Retype the lines beneath this one, from the first through the line containing "minimum width=2.85cm, minimum". Pictures are left out.
START
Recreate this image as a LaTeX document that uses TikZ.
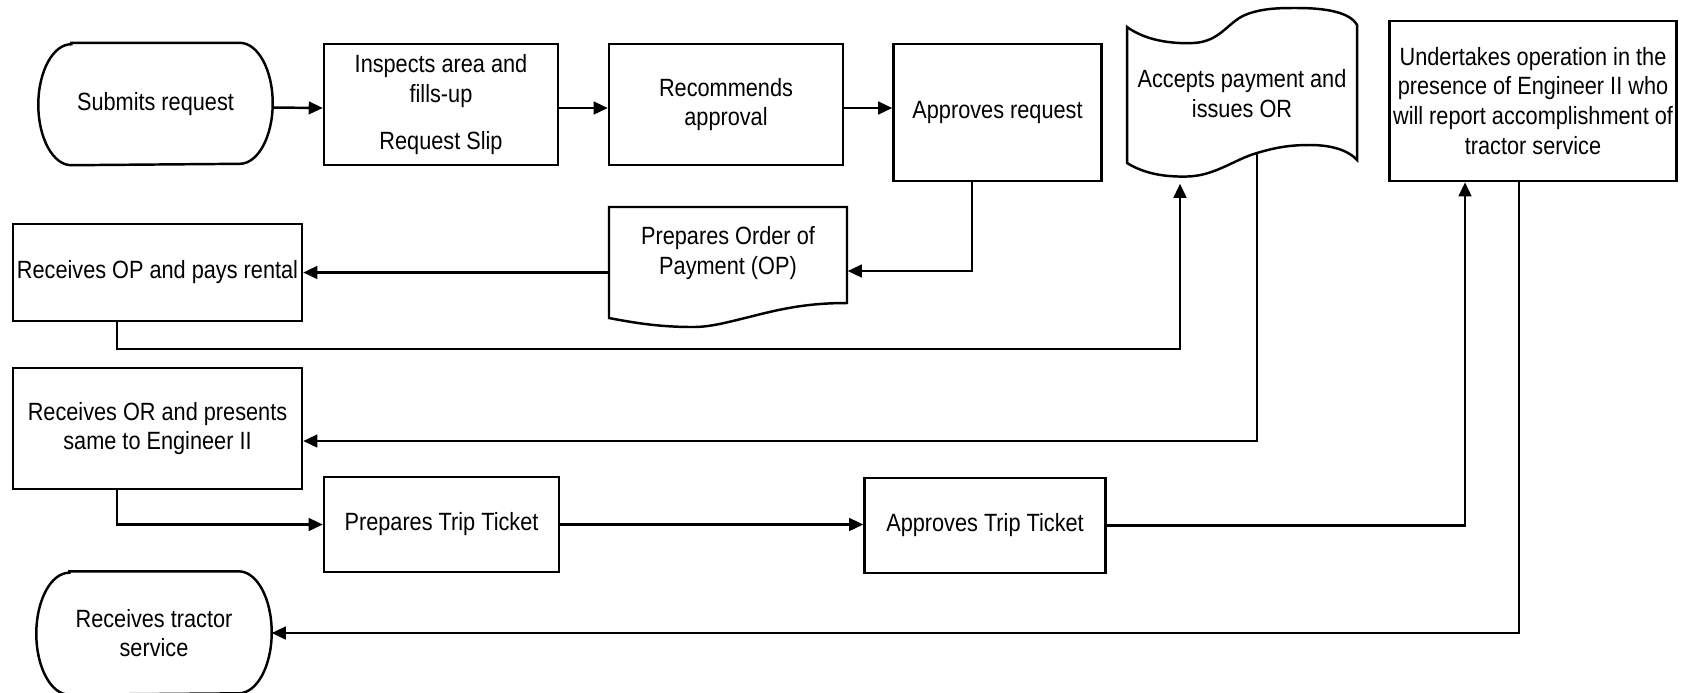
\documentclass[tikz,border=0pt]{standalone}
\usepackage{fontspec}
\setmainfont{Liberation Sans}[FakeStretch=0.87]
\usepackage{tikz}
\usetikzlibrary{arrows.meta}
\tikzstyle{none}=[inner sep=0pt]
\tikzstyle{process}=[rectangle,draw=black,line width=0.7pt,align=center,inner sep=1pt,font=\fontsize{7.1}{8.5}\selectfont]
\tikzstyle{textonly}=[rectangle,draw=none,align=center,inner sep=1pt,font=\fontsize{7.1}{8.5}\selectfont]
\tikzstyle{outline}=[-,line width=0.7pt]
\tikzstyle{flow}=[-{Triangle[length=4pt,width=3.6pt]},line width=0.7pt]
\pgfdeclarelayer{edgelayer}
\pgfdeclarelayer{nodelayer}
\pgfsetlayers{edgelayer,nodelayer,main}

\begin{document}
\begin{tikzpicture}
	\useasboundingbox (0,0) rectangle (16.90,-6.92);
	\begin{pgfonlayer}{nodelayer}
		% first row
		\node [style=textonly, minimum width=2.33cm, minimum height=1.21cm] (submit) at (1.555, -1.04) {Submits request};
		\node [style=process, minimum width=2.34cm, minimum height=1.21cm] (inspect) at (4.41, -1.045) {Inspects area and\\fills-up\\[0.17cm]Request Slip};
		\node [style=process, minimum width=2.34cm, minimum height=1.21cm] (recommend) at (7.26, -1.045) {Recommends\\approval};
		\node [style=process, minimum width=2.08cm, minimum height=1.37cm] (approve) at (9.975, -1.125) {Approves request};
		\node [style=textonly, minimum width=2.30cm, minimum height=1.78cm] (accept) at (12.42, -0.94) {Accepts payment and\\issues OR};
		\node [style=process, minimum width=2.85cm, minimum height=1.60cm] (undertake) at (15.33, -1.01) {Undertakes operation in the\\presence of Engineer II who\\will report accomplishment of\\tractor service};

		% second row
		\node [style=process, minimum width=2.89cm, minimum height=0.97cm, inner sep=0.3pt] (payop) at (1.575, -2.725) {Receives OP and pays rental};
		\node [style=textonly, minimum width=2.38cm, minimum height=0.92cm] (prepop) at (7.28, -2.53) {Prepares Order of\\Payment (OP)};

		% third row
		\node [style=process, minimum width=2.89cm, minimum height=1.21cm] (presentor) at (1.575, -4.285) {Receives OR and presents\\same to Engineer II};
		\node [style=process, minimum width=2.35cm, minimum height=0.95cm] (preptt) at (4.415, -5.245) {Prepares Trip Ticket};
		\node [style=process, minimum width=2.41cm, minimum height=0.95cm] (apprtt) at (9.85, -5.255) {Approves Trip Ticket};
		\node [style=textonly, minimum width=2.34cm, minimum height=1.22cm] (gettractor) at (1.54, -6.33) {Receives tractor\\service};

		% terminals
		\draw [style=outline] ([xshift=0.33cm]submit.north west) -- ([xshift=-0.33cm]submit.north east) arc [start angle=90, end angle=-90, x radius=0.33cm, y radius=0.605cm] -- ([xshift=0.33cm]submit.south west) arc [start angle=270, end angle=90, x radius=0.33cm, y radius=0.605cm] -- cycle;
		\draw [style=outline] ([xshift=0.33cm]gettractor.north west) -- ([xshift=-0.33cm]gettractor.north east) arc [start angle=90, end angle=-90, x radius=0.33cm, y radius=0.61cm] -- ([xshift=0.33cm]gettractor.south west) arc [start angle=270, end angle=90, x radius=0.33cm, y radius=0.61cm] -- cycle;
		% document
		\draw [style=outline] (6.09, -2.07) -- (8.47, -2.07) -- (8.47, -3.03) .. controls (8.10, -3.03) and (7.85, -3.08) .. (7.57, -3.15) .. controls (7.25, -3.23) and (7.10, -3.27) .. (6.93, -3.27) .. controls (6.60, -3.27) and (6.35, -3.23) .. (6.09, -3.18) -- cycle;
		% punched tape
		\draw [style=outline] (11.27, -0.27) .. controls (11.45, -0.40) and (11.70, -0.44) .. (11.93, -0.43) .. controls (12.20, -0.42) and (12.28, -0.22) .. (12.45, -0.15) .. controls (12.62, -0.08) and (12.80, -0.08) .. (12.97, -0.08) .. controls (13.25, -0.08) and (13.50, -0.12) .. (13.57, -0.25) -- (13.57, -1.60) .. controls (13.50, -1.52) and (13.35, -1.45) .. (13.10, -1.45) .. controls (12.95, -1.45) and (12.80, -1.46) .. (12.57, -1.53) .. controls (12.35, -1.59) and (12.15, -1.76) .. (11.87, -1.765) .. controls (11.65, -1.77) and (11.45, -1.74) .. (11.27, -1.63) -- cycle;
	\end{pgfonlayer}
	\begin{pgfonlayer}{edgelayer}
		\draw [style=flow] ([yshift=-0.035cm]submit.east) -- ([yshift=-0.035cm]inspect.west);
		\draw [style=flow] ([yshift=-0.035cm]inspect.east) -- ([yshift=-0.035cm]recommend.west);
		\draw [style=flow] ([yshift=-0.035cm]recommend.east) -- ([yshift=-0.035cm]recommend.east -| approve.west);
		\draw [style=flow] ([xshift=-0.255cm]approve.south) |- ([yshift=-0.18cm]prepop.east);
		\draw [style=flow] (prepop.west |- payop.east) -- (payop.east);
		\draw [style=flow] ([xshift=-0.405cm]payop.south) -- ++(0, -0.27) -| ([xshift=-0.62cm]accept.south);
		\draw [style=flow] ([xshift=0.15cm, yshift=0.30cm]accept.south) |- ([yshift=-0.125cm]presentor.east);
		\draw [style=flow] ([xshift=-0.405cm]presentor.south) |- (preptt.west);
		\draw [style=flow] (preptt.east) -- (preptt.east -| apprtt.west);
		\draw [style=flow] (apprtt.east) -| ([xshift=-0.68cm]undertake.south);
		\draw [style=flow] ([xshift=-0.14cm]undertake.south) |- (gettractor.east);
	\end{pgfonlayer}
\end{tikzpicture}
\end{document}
END
SOLVED EXERCISE ->
Recreate this image as a LaTeX document that uses TikZ.
\documentclass[tikz,border=0pt]{standalone}
\usepackage{fontspec}
\setmainfont{Liberation Sans}[FakeStretch=0.87]
\usepackage{tikz}
\usetikzlibrary{arrows.meta}
\tikzstyle{none}=[inner sep=0pt]
\tikzstyle{process}=[rectangle,draw=black,line width=0.7pt,align=center,inner sep=1pt,font=\fontsize{7.1}{8.5}\selectfont]
\tikzstyle{textonly}=[rectangle,draw=none,align=center,inner sep=1pt,font=\fontsize{7.1}{8.5}\selectfont]
\tikzstyle{outline}=[-,line width=0.7pt]
\tikzstyle{flow}=[-{Triangle[length=4pt,width=3.6pt]},line width=0.7pt]
\pgfdeclarelayer{edgelayer}
\pgfdeclarelayer{nodelayer}
\pgfsetlayers{edgelayer,nodelayer,main}

\begin{document}
\begin{tikzpicture}
	\useasboundingbox (0,0) rectangle (16.90,-6.92);
	\begin{pgfonlayer}{nodelayer}
		% first row
		\node [style=textonly, minimum width=2.33cm, minimum height=1.21cm] (submit) at (1.555, -1.04) {Submits request};
		\node [style=process, minimum width=2.34cm, minimum height=1.21cm] (inspect) at (4.41, -1.045) {Inspects area and\\fills-up\\[0.17cm]Request Slip};
		\node [style=process, minimum width=2.34cm, minimum height=1.21cm] (recommend) at (7.26, -1.045) {Recommends\\approval};
		\node [style=process, minimum width=2.08cm, minimum height=1.37cm] (approve) at (9.975, -1.125) {Approves request};
		\node [style=textonly, minimum width=2.30cm, minimum height=1.78cm] (accept) at (12.42, -0.94) {Accepts payment and\\issues OR};
		\node [style=process, minimum width=2.85cm, minimum height=1.60cm] (undertake) at (15.33, -1.01) {Undertakes operation in the\\presence of Engineer II who\\will report accomplishment of\\tractor service};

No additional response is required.